As smoke filled the theater at the Singapore Art Museum, enshrouding a captive audience in the performance of Tzu Nyen Ho’s, The Cloud of Unknowing, the viewer was confronted with the reality that film is not necessarily a contained element within the space of the screen. As eight post-apocalyptic, cloud-infused scenes unfolded in a decaying apartment building on the outskirts of Singapore, what might have been construed as safe and distant within the illusion of film oozed out in a frenzy of smoke, drones, voices, and noise.

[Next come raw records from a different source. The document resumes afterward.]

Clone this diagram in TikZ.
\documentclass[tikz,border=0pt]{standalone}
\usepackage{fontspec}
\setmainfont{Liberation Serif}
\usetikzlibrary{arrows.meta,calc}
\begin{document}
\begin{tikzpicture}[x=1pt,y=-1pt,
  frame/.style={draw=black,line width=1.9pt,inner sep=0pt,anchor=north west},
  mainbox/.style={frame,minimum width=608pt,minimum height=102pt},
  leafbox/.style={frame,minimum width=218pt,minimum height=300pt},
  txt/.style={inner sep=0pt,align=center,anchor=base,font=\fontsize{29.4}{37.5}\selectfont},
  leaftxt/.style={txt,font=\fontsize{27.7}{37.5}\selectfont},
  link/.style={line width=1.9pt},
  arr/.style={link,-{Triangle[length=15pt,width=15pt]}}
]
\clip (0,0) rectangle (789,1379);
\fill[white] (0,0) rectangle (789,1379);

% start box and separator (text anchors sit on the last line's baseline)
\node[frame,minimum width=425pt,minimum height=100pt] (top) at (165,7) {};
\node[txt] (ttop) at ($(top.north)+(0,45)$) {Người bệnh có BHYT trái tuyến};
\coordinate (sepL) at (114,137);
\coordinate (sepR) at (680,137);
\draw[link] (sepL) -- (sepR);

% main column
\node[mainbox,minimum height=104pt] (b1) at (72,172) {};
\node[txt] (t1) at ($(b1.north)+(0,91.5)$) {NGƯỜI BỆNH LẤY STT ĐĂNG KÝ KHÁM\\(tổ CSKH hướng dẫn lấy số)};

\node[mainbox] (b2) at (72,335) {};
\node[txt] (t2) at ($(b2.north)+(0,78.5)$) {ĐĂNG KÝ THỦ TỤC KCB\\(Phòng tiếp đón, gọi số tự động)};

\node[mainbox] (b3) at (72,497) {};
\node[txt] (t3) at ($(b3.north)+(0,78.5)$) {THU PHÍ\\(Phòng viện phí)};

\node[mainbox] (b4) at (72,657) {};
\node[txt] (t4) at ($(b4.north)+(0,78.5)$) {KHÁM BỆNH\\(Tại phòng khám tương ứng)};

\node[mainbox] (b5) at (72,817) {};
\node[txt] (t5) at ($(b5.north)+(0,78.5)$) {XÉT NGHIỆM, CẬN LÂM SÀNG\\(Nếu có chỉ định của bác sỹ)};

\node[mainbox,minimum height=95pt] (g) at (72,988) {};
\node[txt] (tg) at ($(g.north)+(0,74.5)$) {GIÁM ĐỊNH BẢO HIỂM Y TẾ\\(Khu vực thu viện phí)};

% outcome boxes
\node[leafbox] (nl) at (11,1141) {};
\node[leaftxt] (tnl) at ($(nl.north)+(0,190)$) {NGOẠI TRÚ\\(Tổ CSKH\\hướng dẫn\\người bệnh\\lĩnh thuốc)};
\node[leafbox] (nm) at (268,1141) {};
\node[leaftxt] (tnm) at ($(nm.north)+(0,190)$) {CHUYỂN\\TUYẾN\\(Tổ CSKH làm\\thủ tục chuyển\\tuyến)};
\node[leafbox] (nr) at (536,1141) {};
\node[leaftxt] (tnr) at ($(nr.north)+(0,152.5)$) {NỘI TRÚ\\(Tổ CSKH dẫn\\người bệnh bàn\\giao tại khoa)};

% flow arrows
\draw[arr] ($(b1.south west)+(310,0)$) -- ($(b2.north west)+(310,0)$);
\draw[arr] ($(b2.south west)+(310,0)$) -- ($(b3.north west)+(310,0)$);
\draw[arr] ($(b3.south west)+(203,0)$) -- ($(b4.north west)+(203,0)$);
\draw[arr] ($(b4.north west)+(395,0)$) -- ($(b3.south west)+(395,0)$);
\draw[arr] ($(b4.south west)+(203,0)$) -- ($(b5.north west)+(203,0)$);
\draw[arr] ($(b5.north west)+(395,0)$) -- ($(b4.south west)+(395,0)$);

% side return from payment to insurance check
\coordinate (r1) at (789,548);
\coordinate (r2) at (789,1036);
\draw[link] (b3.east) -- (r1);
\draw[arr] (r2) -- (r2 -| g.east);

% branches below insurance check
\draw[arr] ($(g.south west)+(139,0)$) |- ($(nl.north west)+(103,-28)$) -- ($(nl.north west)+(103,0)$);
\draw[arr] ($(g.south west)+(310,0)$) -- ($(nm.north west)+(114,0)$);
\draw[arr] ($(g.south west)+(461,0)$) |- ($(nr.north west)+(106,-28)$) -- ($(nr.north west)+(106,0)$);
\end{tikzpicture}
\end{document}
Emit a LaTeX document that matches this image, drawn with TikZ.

The sensorial power of the smoke-filled theater brought the metaphor of the cloud, inspired by symbolic representations derived from Western and Eastern philosophic and artistic inquiry, directly into the viewer’s physical space in an unspeakable moment of nightmarish, collective intimacy: a hallucinatory spectacle that transcended metaphor, symbolism, and any notion of the suspension of disbelief. The experience was only heightened by the earplugs that were distributed prior to the performance, intended to mask the excessively loud score, but in the end, really served to plunge us even deeper into this disintegrating world.
There is a sense that beneath the orderly, clean culture of Singapore lies something else – an underworld – a dimension of “unknowing,” a disturbingly deep realm of the unconscious, a place to be avoided, ignored, and not seen. But in The Cloud of the Unknowing, there is no escape. For 35 minutes, the audience is forced to contend with the other side of reality.
No, the theater is not always safe, as one might think in the comfort of the lights going down, as the cloud invades the dark safety of the room, “exploding the frame” in a gripping and punishing assault on the senses. In Tzu Nyen Ho’s theater of the sensorial, the grotesque, the ugly and the deformed are acknowledge and confronted. You cannot shy away from his world when characters emerge from behind the screen and infiltrate the space, working their way slowly through thick smoke, to become planted squarely in our presence: where we find ourselves in the obscure and cloudy realm of the unknowing.